*Aim of the exercise*. Reproduce the listing exactly, with no pictures in your copy.

##### Data block #####

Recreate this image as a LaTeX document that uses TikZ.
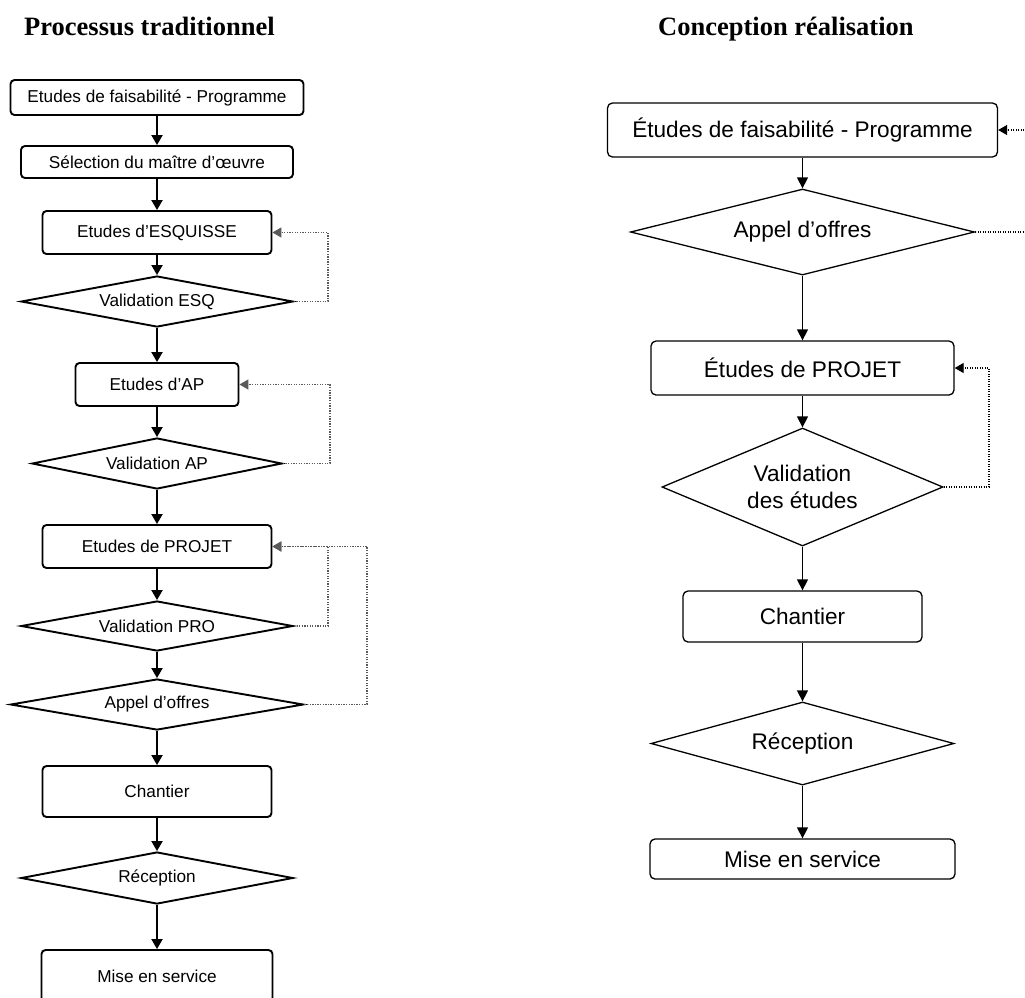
\documentclass[tikz,border=0pt]{standalone}
\usepackage{fontspec}
\setmainfont{Liberation Sans}
\newfontfamily\titlefont{Liberation Serif}
\usetikzlibrary{shapes.geometric,arrows.meta}
\begin{document}
\begin{tikzpicture}[x=1pt,y=-1pt,
  lbox/.style={draw, rectangle, rounded corners=4pt, line width=1.9pt, inner sep=0pt, font=\fontsize{17.2}{20}\selectfont},
  ldia/.style={draw, diamond, line width=1.9pt, inner sep=0pt, shape aspect=5.3, font=\fontsize{17.2}{20}\selectfont},
  rbox/.style={draw, rectangle, rounded corners=5pt, line width=1.3pt, inner sep=0pt, font=\fontsize{22.6}{27}\selectfont},
  rdia/.style={draw, diamond, line width=1.3pt, inner sep=0pt, align=center, font=\fontsize{22.6}{27}\selectfont},
  larr/.style={line width=1.9pt, -{Triangle[width=11pt,length=10pt]}},
  rarr/.style={line width=1.3pt, -{Triangle[width=11pt,length=11pt]}},
  lloop/.style={line width=1.4pt, black!65, dash pattern=on 1.3pt off 1.3pt, -{Triangle[width=10pt,length=9pt]}},
  rloop/.style={line width=1.2pt, black, dash pattern=on 1.2pt off 1.3pt, -{Triangle[width=10pt,length=9pt]}},
  ttl/.style={font=\titlefont\bfseries\fontsize{26.5}{30}\selectfont, anchor=base west, inner sep=0pt}
]
\fill[white] (0,0) rectangle (1025,997);
\useasboundingbox (0,0) rectangle (1025,997);

% titles
\node[ttl] (t1) at (24,35) {Processus traditionnel};
\node[ttl] (t2) at (658,35) {Conception réalisation};

% left column
\node[lbox, minimum width=293pt, minimum height=35pt] (b1) at (157,97.5) {Etudes de faisabilité - Programme};
\node[lbox, minimum width=272pt, minimum height=32pt] (b2) at (157,162) {Sélection du maître d’œuvre};
\node[lbox, minimum width=229pt, minimum height=43pt] (b3) at (157,232.5) {Etudes d’ESQUISSE};
\node[ldia, minimum width=272pt, minimum height=51pt] (d1) at (157,301.5) {Validation ESQ};
\node[lbox, minimum width=163pt, minimum height=43pt] (b4) at (157,384.5) {Etudes d’AP};
\node[ldia, minimum width=250pt, minimum height=51pt] (d2) at (157,463.5) {Validation AP};
\node[lbox, minimum width=229pt, minimum height=43pt] (b5) at (157,546.5) {Etudes de PROJET};
\node[ldia, minimum width=272pt, minimum height=50pt] (d3) at (157,626) {Validation PRO};
\node[ldia, minimum width=293pt, minimum height=51pt] (d4) at (157,704.5) {Appel d’offres};
\node[lbox, minimum width=229pt, minimum height=51pt] (b6) at (157,791.5) {Chantier};
\node[ldia, minimum width=272pt, minimum height=52pt] (d5) at (157,878) {Réception};
\node[lbox, minimum width=231pt, minimum height=52pt] (b7) at (157,976) {Mise en service};

\draw[larr] (b1.south) -- (b2.north);
\draw[larr] (b2.south) -- (b3.north);
\draw[larr] (b3.south) -- (d1.north);
\draw[larr] (d1.south) -- (b4.north);
\draw[larr] (b4.south) -- (d2.north);
\draw[larr] (d2.south) -- (b5.north);
\draw[larr] (b5.south) -- (d3.north);
\draw[larr] (d3.south) -- (d4.north);
\draw[larr] (d4.south) -- (b6.north);
\draw[larr] (b6.south) -- (d5.north);
\draw[larr] (d5.south) -- (b7.north);

\coordinate (c1) at (328,0);
\coordinate (c2) at (330,0);
\coordinate (c3) at (328,0);
\coordinate (c4) at (367,0);
\draw[lloop] (d1.east) -- (d1.east -| c1) -- (b3.east -| c1) -- (b3.east);
\draw[lloop] (d2.east) -- (d2.east -| c2) -- (b4.east -| c2) -- (b4.east);
\draw[lloop] (d3.east) -- (d3.east -| c3) -- (b5.east -| c3) -- (b5.east);
\draw[lloop] (d4.east) -- (d4.east -| c4) -- (b5.east -| c4) -- (b5.east);

% right column
\node[rbox, minimum width=390pt, minimum height=54pt] (r1) at (802.5,130) {Études de faisabilité - Programme};
\node[rdia, shape aspect=4, minimum width=344pt, minimum height=86pt] (r2) at (802.5,232) {Appel d’offres};
\node[rbox, minimum width=303pt, minimum height=54pt] (r3) at (802.5,368) {Études de PROJET};
\node[rdia, shape aspect=2.4, minimum width=281pt, minimum height=118pt] (r4) at (802.5,487) {Validation\\des études};
\node[rbox, minimum width=239pt, minimum height=51pt] (r5) at (802.5,616.5) {Chantier};
\node[rdia, shape aspect=3.65, minimum width=303pt, minimum height=83pt] (r6) at (802.5,743.5) {Réception};
\node[rbox, minimum width=305pt, minimum height=40pt] (r7) at (802.5,859) {Mise en service};

\draw[rarr] (r1.south) -- (r2.north);
\draw[rarr] (r2.south) -- (r3.north);
\draw[rarr] (r3.south) -- (r4.north);
\draw[rarr] (r4.south) -- (r5.north);
\draw[rarr] (r5.south) -- (r6.north);
\draw[rarr] (r6.south) -- (r7.north);

\coordinate (c5) at (1040,0);
\coordinate (c6) at (989,0);
\draw[rloop] (r2.east) -- (r2.east -| c5) -- (r1.east -| c5) -- (r1.east);
\draw[rloop] (r4.east) -- (r4.east -| c6) -- (r3.east -| c6) -- (r3.east);
\end{tikzpicture}
\end{document}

#####

*Completed task*.
Recreate this image as a LaTeX document that uses TikZ.
\documentclass[tikz,border=0pt]{standalone}
\usepackage{fontspec}
\setmainfont{Liberation Sans}
\newfontfamily\titlefont{Liberation Serif}
\usetikzlibrary{shapes.geometric,arrows.meta}
\begin{document}
\begin{tikzpicture}[x=1pt,y=-1pt,
  lbox/.style={draw, rectangle, rounded corners=4pt, line width=1.9pt, inner sep=0pt, font=\fontsize{17.2}{20}\selectfont},
  ldia/.style={draw, diamond, line width=1.9pt, inner sep=0pt, shape aspect=5.3, font=\fontsize{17.2}{20}\selectfont},
  rbox/.style={draw, rectangle, rounded corners=5pt, line width=1.3pt, inner sep=0pt, font=\fontsize{22.6}{27}\selectfont},
  rdia/.style={draw, diamond, line width=1.3pt, inner sep=0pt, align=center, font=\fontsize{22.6}{27}\selectfont},
  larr/.style={line width=1.9pt, -{Triangle[width=11pt,length=10pt]}},
  rarr/.style={line width=1.3pt, -{Triangle[width=11pt,length=11pt]}},
  lloop/.style={line width=1.4pt, black!65, dash pattern=on 1.3pt off 1.3pt, -{Triangle[width=10pt,length=9pt]}},
  rloop/.style={line width=1.2pt, black, dash pattern=on 1.2pt off 1.3pt, -{Triangle[width=10pt,length=9pt]}},
  ttl/.style={font=\titlefont\bfseries\fontsize{26.5}{30}\selectfont, anchor=base west, inner sep=0pt}
]
\fill[white] (0,0) rectangle (1025,997);
\useasboundingbox (0,0) rectangle (1025,997);

% titles
\node[ttl] (t1) at (24,35) {Processus traditionnel};
\node[ttl] (t2) at (658,35) {Conception réalisation};

% left column
\node[lbox, minimum width=293pt, minimum height=35pt] (b1) at (157,97.5) {Etudes de faisabilité - Programme};
\node[lbox, minimum width=272pt, minimum height=32pt] (b2) at (157,162) {Sélection du maître d’œuvre};
\node[lbox, minimum width=229pt, minimum height=43pt] (b3) at (157,232.5) {Etudes d’ESQUISSE};
\node[ldia, minimum width=272pt, minimum height=51pt] (d1) at (157,301.5) {Validation ESQ};
\node[lbox, minimum width=163pt, minimum height=43pt] (b4) at (157,384.5) {Etudes d’AP};
\node[ldia, minimum width=250pt, minimum height=51pt] (d2) at (157,463.5) {Validation AP};
\node[lbox, minimum width=229pt, minimum height=43pt] (b5) at (157,546.5) {Etudes de PROJET};
\node[ldia, minimum width=272pt, minimum height=50pt] (d3) at (157,626) {Validation PRO};
\node[ldia, minimum width=293pt, minimum height=51pt] (d4) at (157,704.5) {Appel d’offres};
\node[lbox, minimum width=229pt, minimum height=51pt] (b6) at (157,791.5) {Chantier};
\node[ldia, minimum width=272pt, minimum height=52pt] (d5) at (157,878) {Réception};
\node[lbox, minimum width=231pt, minimum height=52pt] (b7) at (157,976) {Mise en service};

\draw[larr] (b1.south) -- (b2.north);
\draw[larr] (b2.south) -- (b3.north);
\draw[larr] (b3.south) -- (d1.north);
\draw[larr] (d1.south) -- (b4.north);
\draw[larr] (b4.south) -- (d2.north);
\draw[larr] (d2.south) -- (b5.north);
\draw[larr] (b5.south) -- (d3.north);
\draw[larr] (d3.south) -- (d4.north);
\draw[larr] (d4.south) -- (b6.north);
\draw[larr] (b6.south) -- (d5.north);
\draw[larr] (d5.south) -- (b7.north);

\coordinate (c1) at (328,0);
\coordinate (c2) at (330,0);
\coordinate (c3) at (328,0);
\coordinate (c4) at (367,0);
\draw[lloop] (d1.east) -- (d1.east -| c1) -- (b3.east -| c1) -- (b3.east);
\draw[lloop] (d2.east) -- (d2.east -| c2) -- (b4.east -| c2) -- (b4.east);
\draw[lloop] (d3.east) -- (d3.east -| c3) -- (b5.east -| c3) -- (b5.east);
\draw[lloop] (d4.east) -- (d4.east -| c4) -- (b5.east -| c4) -- (b5.east);

% right column
\node[rbox, minimum width=390pt, minimum height=54pt] (r1) at (802.5,130) {Études de faisabilité - Programme};
\node[rdia, shape aspect=4, minimum width=344pt, minimum height=86pt] (r2) at (802.5,232) {Appel d’offres};
\node[rbox, minimum width=303pt, minimum height=54pt] (r3) at (802.5,368) {Études de PROJET};
\node[rdia, shape aspect=2.4, minimum width=281pt, minimum height=118pt] (r4) at (802.5,487) {Validation\\des études};
\node[rbox, minimum width=239pt, minimum height=51pt] (r5) at (802.5,616.5) {Chantier};
\node[rdia, shape aspect=3.65, minimum width=303pt, minimum height=83pt] (r6) at (802.5,743.5) {Réception};
\node[rbox, minimum width=305pt, minimum height=40pt] (r7) at (802.5,859) {Mise en service};

\draw[rarr] (r1.south) -- (r2.north);
\draw[rarr] (r2.south) -- (r3.north);
\draw[rarr] (r3.south) -- (r4.north);
\draw[rarr] (r4.south) -- (r5.north);
\draw[rarr] (r5.south) -- (r6.north);
\draw[rarr] (r6.south) -- (r7.north);

\coordinate (c5) at (1040,0);
\coordinate (c6) at (989,0);
\draw[rloop] (r2.east) -- (r2.east -| c5) -- (r1.east -| c5) -- (r1.east);
\draw[rloop] (r4.east) -- (r4.east -| c6) -- (r3.east -| c6) -- (r3.east);
\end{tikzpicture}
\end{document}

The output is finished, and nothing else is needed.